1982 novel by Kazuo Ishiguro

A Pale View of Hills is the first novel by Nobel Prize–winning author Kazuo Ishiguro, published in February 1982. It won the 1982 Winifred Holtby Memorial Prize. A Pale View of Hills is the story of Etsuko, a middle-aged Japanese woman living alone in England. It opens with discussion between Etsuko and her younger daughter, Niki, about the recent suicide of Etsuko's older daughter, Keiko. The novel was adapted into the 2025 film of the same name.

==Plot summary==
During a visit from her daughter, Niki, Etsuko reflects on her own life as a young woman in postwar Nagasaki, Japan, and how she left that country to live in England. As she describes it, she and her Japanese husband, Jiro, had a daughter together, and a few years later Etsuko met a British man and moved with him to England. She took her elder daughter, Keiko, to England to live with her and the new husband. When Etsuko and her new husband have a daughter, Etsuko wants to call her something "modern" and her husband wants an Eastern-sounding name, so they compromise with the name "Niki", which seems to Etsuko to be perfectly British, but sounds to her husband at least slightly Japanese.

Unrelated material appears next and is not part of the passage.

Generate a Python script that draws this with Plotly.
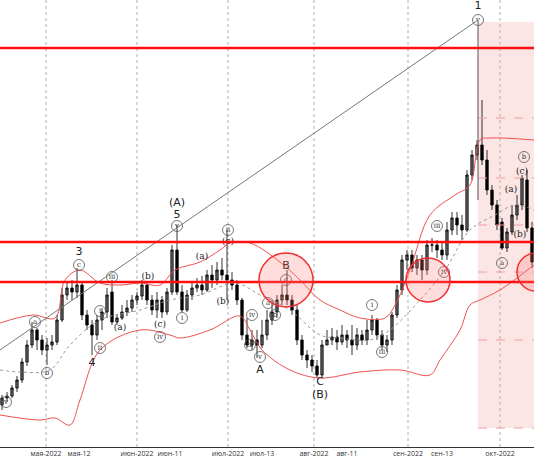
import plotly.graph_objects as go

# candle values on a screen-like price scale (bigger number = lower price)
opens = [405, 398, 396, 388, 380, 362, 345, 330, 340, 350, 345, 342, 320, 295, 288, 292, 285, 315, 325, 335,
         320, 312, 292, 322, 318, 312, 308, 300, 296, 285, 300, 310, 300, 312, 292, 250, 292, 310, 295, 288,
         285, 290, 275, 280, 270, 275, 280, 285, 300, 335, 345, 340, 345, 335, 320, 312, 300, 295, 300, 310,
         340, 355, 360, 366, 375, 345, 340, 337, 342, 335, 340, 345, 335, 340, 330, 320, 335, 345, 340, 315,
         290, 260, 255, 268, 260, 270, 245, 245, 250, 255, 230, 218, 225, 230, 175, 155, 145, 160, 190, 205,
         222, 248, 232, 215, 205, 180, 228]
closes = [398, 396, 388, 380, 362, 345, 330, 340, 350, 345, 342, 320, 295, 288, 292, 285, 315, 325, 335, 320,
          312, 295, 322, 318, 312, 308, 300, 296, 285, 300, 310, 300, 312, 292, 250, 292, 310, 295, 288, 285,
          290, 275, 280, 270, 275, 280, 285, 300, 335, 345, 340, 345, 335, 320, 312, 300, 295, 300, 310, 340,
          355, 360, 366, 375, 345, 340, 337, 342, 335, 340, 345, 335, 340, 330, 320, 335, 345, 340, 315, 290,
          260, 255, 268, 260, 270, 245, 245, 250, 255, 230, 218, 225, 230, 175, 155, 145, 160, 190, 205, 225,
          248, 232, 215, 205, 178, 228, 262]
highs = [395, 392, 385, 376, 358, 340, 322, 328, 335, 338, 335, 315, 288, 282, 280, 268, 282, 310, 320, 315,
         308, 288, 280, 314, 305, 300, 295, 292, 280, 282, 295, 292, 296, 288, 245, 225, 285, 290, 282, 278,
         276, 270, 265, 262, 258, 230, 272, 280, 298, 318, 330, 330, 320, 310, 300, 295, 285, 270, 295, 305,
         335, 350, 355, 360, 340, 330, 328, 330, 325, 330, 325, 328, 330, 320, 315, 318, 330, 335, 312, 285,
         255, 250, 250, 255, 255, 240, 238, 240, 242, 222, 212, 212, 215, 170, 150, 140, 100, 150, 185, 200,
         218, 228, 205, 195, 175, 170, 222]
lows = [410, 402, 398, 392, 383, 366, 348, 350, 355, 365, 350, 345, 322, 300, 300, 298, 320, 330, 355, 340,
        330, 318, 325, 325, 320, 316, 312, 305, 300, 305, 315, 318, 318, 315, 295, 295, 312, 312, 300, 292,
        295, 292, 288, 285, 280, 300, 290, 305, 340, 348, 350, 358, 348, 340, 325, 318, 305, 305, 315, 345,
        360, 368, 372, 378, 378, 345, 345, 350, 345, 348, 355, 350, 345, 345, 335, 340, 350, 352, 345, 318,
        295, 270, 272, 275, 280, 275, 252, 258, 260, 260, 235, 235, 240, 232, 180, 160, 165, 195, 210, 230,
        250, 252, 235, 220, 210, 232, 268]

upper_x = [0, 33, 55, 65, 80, 100, 120, 140, 160, 175, 200, 220, 230, 250, 280, 300, 320, 340, 360, 385, 395,
           410, 430, 455, 470, 480, 490, 534]
upper_y = [323, 315, 318, 280, 270, 283, 285, 283, 285, 270, 262, 250, 243, 243, 262, 280, 300, 310, 318, 318,
           305, 270, 215, 195, 185, 140, 138, 140]
lower_x = [0, 40, 55, 70, 80, 100, 140, 170, 180, 210, 240, 250, 262, 290, 320, 360, 400, 430, 440, 460, 470,
           480, 500, 534]
lower_y = [415, 420, 418, 425, 400, 350, 330, 335, 338, 330, 316, 330, 350, 370, 378, 372, 370, 375, 360, 330,
           305, 300, 290, 265]
ma_x = [0, 20, 50, 70, 100, 140, 170, 200, 235, 260, 290, 320, 340, 370, 390, 420, 445, 470, 495, 515, 534]
ma_y = [370, 372, 370, 345, 320, 310, 300, 295, 283, 295, 310, 335, 338, 340, 330, 300, 270, 230, 215, 205, 210]

levels = [48, 242, 282]
zone_levels = [118, 178, 225, 272, 340, 428]

tick_x = [6, 46, 79, 137, 170, 228, 262, 314, 347, 408, 442, 500, 528]
tick_text = ["апр-13", "мая-2022", "мая-12", "июн-2022", "июн-11", "июл-2022", "июл-13", "авг-2022",
             "авг-11", "сен-2022", "сен-13", "окт-2022", "окт-13"]
month_x = [46, 137, 228, 314, 408, 500]

circ_x = [177, 79, 35, 47, 112, 100, 100, 160, 182, 228, 252, 250, 260, 268, 275, 286, 372, 382, 437, 444, 502,
          524, 6, 478]
circ_y = [226, 265, 322, 373, 277, 311, 348, 337, 318, 230, 315, 345, 357, 303, 315, 280, 305, 352, 226, 272,
          263, 157, 402, 20]
circ_t = ["v", "c", "a", "b", "iii", "i", "ii", "iv", "i", "ii", "iv", "iii", "v", "a", "b", "c", "i", "iii",
          "iii", "iv", "a", "b", "v", "v"]
paren_x = [120, 148, 160, 202, 228, 223, 511, 522, 520]
paren_y = [328, 277, 325, 257, 242, 302, 190, 172, 235]
paren_t = ["(a)", "(b)", "(c)", "(a)", "(c)", "(b)", "(a)", "(c)", "(b)"]
wave_x = [177, 177, 79, 92, 260, 286, 320, 320, 478]
wave_y = [203, 215, 252, 363, 370, 266, 382, 395, 6]
wave_t = ["(A)", "5", "3", "4", "A", "B", "C", "(B)", "1"]

bar_x = [2 + 5 * k for k in range(len(opens))]

fig = go.Figure()
fig.add_trace(go.Candlestick(x=bar_x, open=opens, high=highs, low=lows, close=closes,
                             increasing=dict(line=dict(color="#000", width=0.8), fillcolor="#000"),
                             decreasing=dict(line=dict(color="#000", width=0.8), fillcolor="#fff"),
                             whiskerwidth=0, showlegend=False))
for xs, ys in [(upper_x, upper_y), (lower_x, lower_y)]:
    fig.add_trace(go.Scatter(x=xs, y=ys, mode="lines", line=dict(color="#f05050", width=1),
                             line_shape="spline", showlegend=False))
fig.add_trace(go.Scatter(x=ma_x, y=ma_y, mode="lines", line=dict(color="#999", width=1, dash="dot"),
                         line_shape="spline", showlegend=False))
fig.add_trace(go.Scatter(x=circ_x, y=circ_y, mode="markers+text", text=circ_t,
                         marker=dict(symbol="circle-open", size=11, color="#555", line=dict(width=0.8)),
                         textfont=dict(size=7, color="#333", family="DejaVu Serif"), showlegend=False,
                         cliponaxis=False))
fig.add_trace(go.Scatter(x=paren_x, y=paren_y, mode="text", text=paren_t,
                         textfont=dict(size=9, color="#222", family="DejaVu Serif"), showlegend=False))
fig.add_trace(go.Scatter(x=wave_x, y=wave_y, mode="text", text=wave_t,
                         textfont=dict(size=11, color="#222", family="DejaVu Sans"), showlegend=False))

# month grid lines
for mx in month_x:
    fig.add_vline(x=mx, line=dict(color="#999", width=0.8, dash="dot"), layer="below")

# forecast zone
fig.add_shape(type="rect", x0=478, x1=540, y0=22, y1=428, fillcolor="rgba(240,150,150,0.25)",
              line=dict(width=0), layer="below")
for lv in zone_levels:
    fig.add_shape(type="line", x0=478, x1=540, y0=lv, y1=lv, line=dict(color="#f0a0a0", width=1, dash="dash"))
fig.add_shape(type="line", x0=478, x1=478, y0=22, y1=200, line=dict(color="#555", width=1))
fig.add_shape(type="line", x0=0, x1=478, y0=350, y1=20, line=dict(color="#777", width=1))
for lv in levels:
    fig.add_shape(type="line", x0=-2, x1=540, y0=lv, y1=lv, line=dict(color="#ff1010", width=2.5))
for cx, cy, r in [(286, 280, 27), (428, 280, 22), (536, 272, 19)]:
    fig.add_shape(type="circle", x0=cx - r, x1=cx + r, y0=cy - r, y1=cy + r,
                  fillcolor="rgba(255,120,120,0.25)", line=dict(color="#f03030", width=1.5))

fig.update_layout(width=534, height=462, margin=dict(l=0, r=0, t=0, b=15, autoexpand=False),
                  plot_bgcolor="white", paper_bgcolor="white",
                  xaxis=dict(range=[0, 534], rangeslider=dict(visible=False), tickvals=tick_x, ticktext=tick_text,
                             tickfont=dict(size=7, color="#333"), showgrid=False, zeroline=False,
                             showline=True, linecolor="#333", ticks="", automargin=False),
                  yaxis=dict(range=[447, 0], showticklabels=False, showgrid=False, zeroline=False,
                             automargin=False))
fig.write_html("out.html", config={"displayModeBar": False},
               post_script="document.body.style.margin='0';")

In England, Keiko becomes increasingly solitary and antisocial. Etsuko recalls how, as Keiko grew older, she would lock herself in her room and emerge only to pick up the dinner-plate that her mother would leave for her in the kitchen. This disturbing behavior ends, as the reader already has learned, in Keiko's suicide. "Your father," Etsuko tells Niki, "was rather idealistic at times...[H]e really believed we could give her a happy life over here... But you see, Niki, I knew all along. I knew all along she wouldn't be happy over here."

Etsuko tells her daughter, Niki, that she had a friend in Japan named Sachiko. Sachiko had a daughter named Mariko, a girl whom Etsuko's memory paints as exceptionally solitary and antisocial. Sachiko, Etsuko recalls, had planned to take Mariko to America with an American soldier identified only as "Frank". Clearly, Sachiko's story bears striking similarities to Etsuko's.

==Characters==
- Etsuko - main protagonist; middle-aged Japanese woman
- Keiko - Etsuko's elder daughter who commits suicide
- Niki - Etsuko's second daughter, by her English husband
- Sachiko - woman known to Etsuko, and, possibly, a third person on whom Etsuko projects bad memories, thoughts, and events
- Mariko - Sachiko's daughter, and, possibly, a representation of Etsuko's daughter, Keiko
- Jiro - Etsuko's first husband
- Ogata-san - Jiro's father
- Frank - man that Sachiko was going to America with
- Mrs. Fujiwara - the owner of noodle shop who gave Sachiko a job
- Hanada - Jiro's friend who threatened his wife with a golf club
- Shigeo Matsuda - a student in Ogata-san's class

==Origin and publication==
Ishiguro received a £1000 advance from publishers Faber and Faber for the novel after a meeting with Robert McCrum, the fiction editor.

== Reception ==
The novel was generally well received by critics, many praising the novel's mysterious tone. The New York Review of Books called it "eery and tenebrous. It is a ghost story but the narrator does not realise that." The New York Times said the novel was "infinitely ... mysterious", and the inconsistent tone of the narrator, with the graphic imagery in the book combined to create "the absolute emblem of our genius of destruction".